Le principe posé par la jurisprudence et rappelé par cette réponse ministérielle est simple : les travaux permettant de bénéficier du droit de tour d’échelle doivent rendre indispensable l’atteinte à la propriété privée d’autrui.
Ainsi, en principe, le projet d’édification d’une construction nouvelle, même régulièrement autorisée par un permis de construire ou une autre décision d‘urbanisme, ne permet pas d’en bénéficier.
Si le refus du voisin peut être analysé comme un abus de droit dans certaines circonstances, et sanctionné en justice notamment par une injonction de laisser l’accès à son terrain sous astreinte, il n’en est donc rien du refus opposé dans le cadre d’un projet de construction, sauf peut-être dans des situations particulières où il est indispensable de construire un ouvrage pour des raisons de sécurité par exemple, notamment un mur de soutènement.

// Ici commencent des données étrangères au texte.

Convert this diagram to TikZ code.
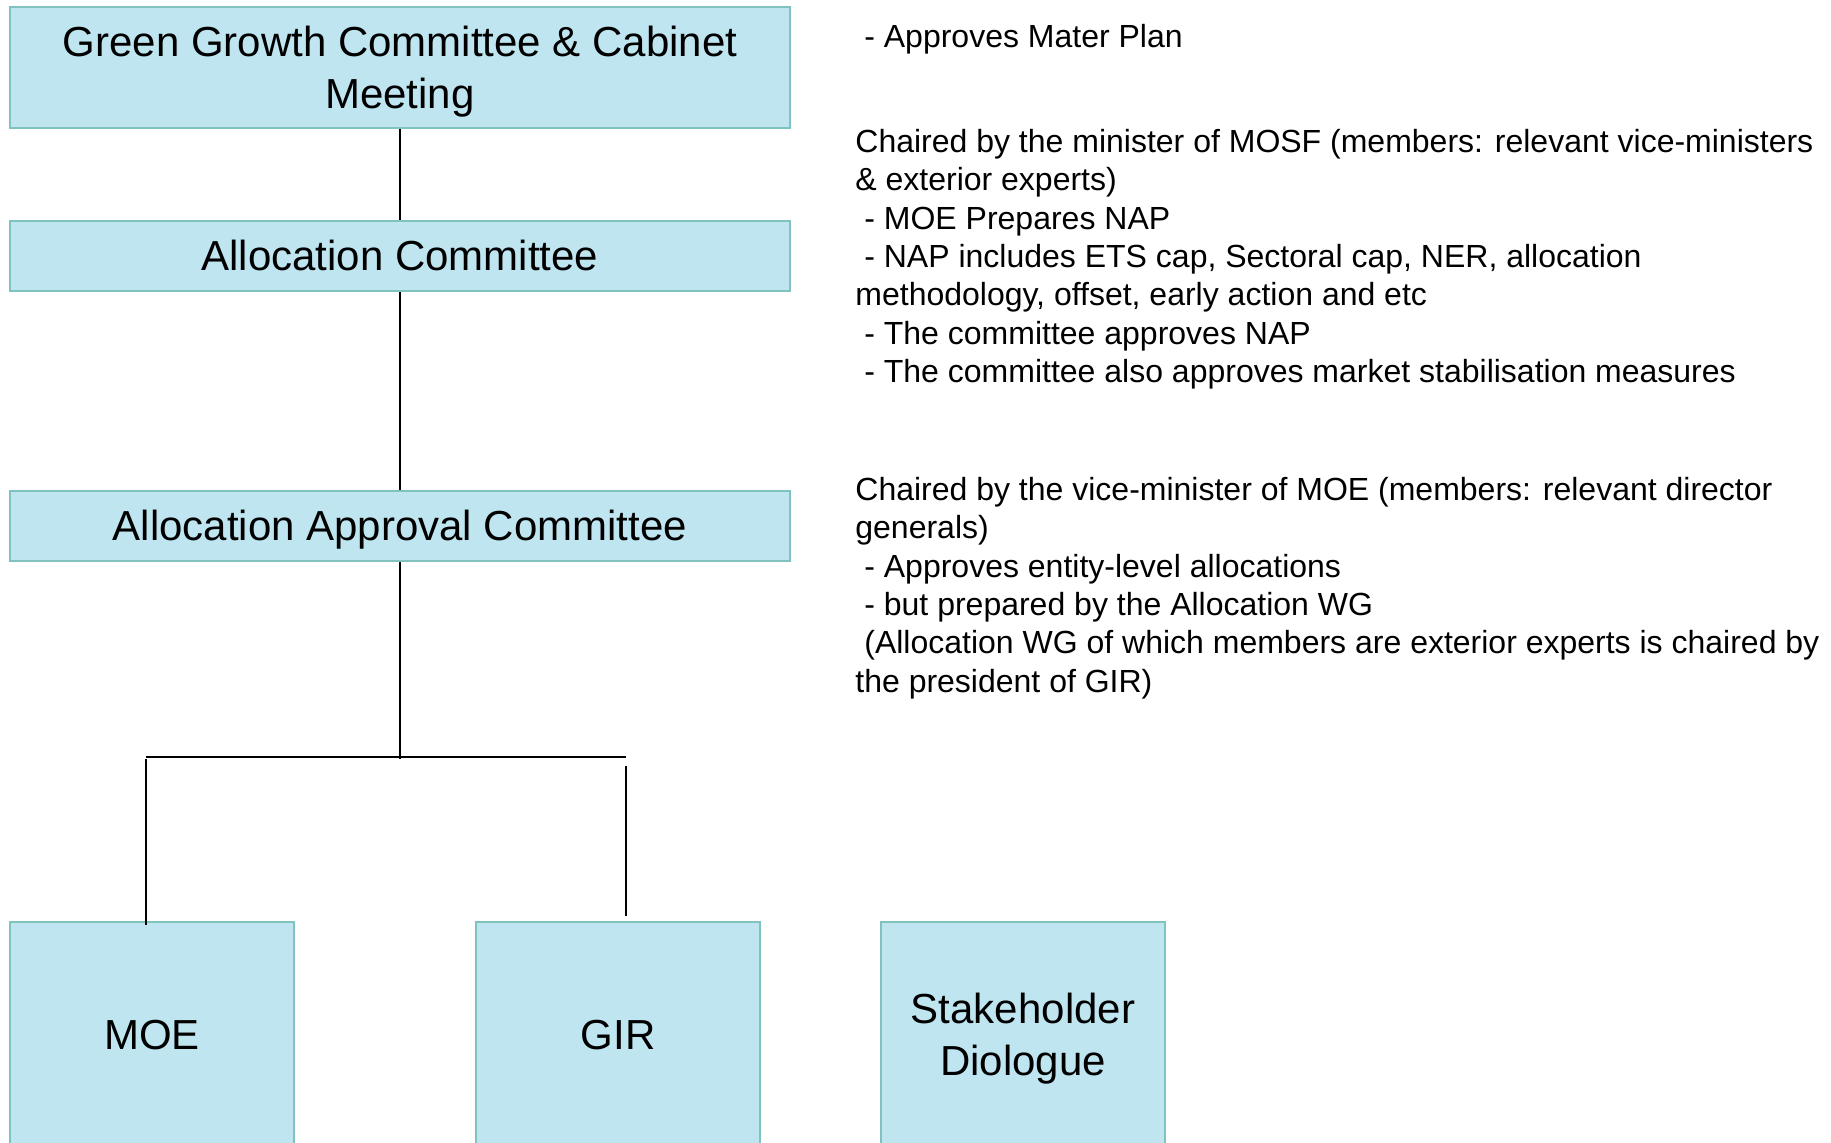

La cour de cassation a eu l’occasion récemment de se prononcer sur la question, par une décision du 12 novembre 2000 (n° 19-22.106).
Dans cette espèce, une société propriétaire d'un terrain contigu à celui appartenant à une SCI, avait obtenu un permis de construire l'autorisant à édifier un immeuble en limite de sa propriété.
Soutenant que la pose et l'isolation des fondations de l'immeuble impliquaient la réalisation de travaux de terrassement sur la parcelle voisine, elle a assigné la SCI en autorisation de tour d'échelle afin de pénétrer sur son fonds pendant la durée des travaux.
L’autorisation lui a été refusée au motif suivant :
« La cour d'appel a souverainement retenu,
d'une part, que, l'environnement urbain étant peu dense et la société SC [...] disposant d'un terrain étendu lui permettant de modifier l'implantation de son immeuble en retrait de la limite séparative, la réalisation de son projet ne rendait pas indispensable une intervention sur le terrain voisin et, d'autre part, que les travaux envisagés, qui impliquaient la démolition d'un mur, le creusement d'une tranchée de 2,70 mètres de profondeur et de 3 mètres de large tout le long du chemin d'accès à la parcelle voisine et la privation de l'usage de son parking pendant au moins six semaines, étaient de nature à porter une atteinte disproportionnée au droit de propriété de la SCI ».
Ainsi, sans juger explicitement qu’un projet de construction nouvelle excluait par hypothèse la possibilité d’invoquer le droit de tour d’échelle, la cour estime que la réalisation de travaux depuis le terrain voisin n’était pas indispensable.
Elle ajoute au soutien de cette solution une explication intéressante sur l’atteinte disproportionnée à la propriété voisine en cas d’intervention sur celle-ci, la demande étant par conséquent refusée.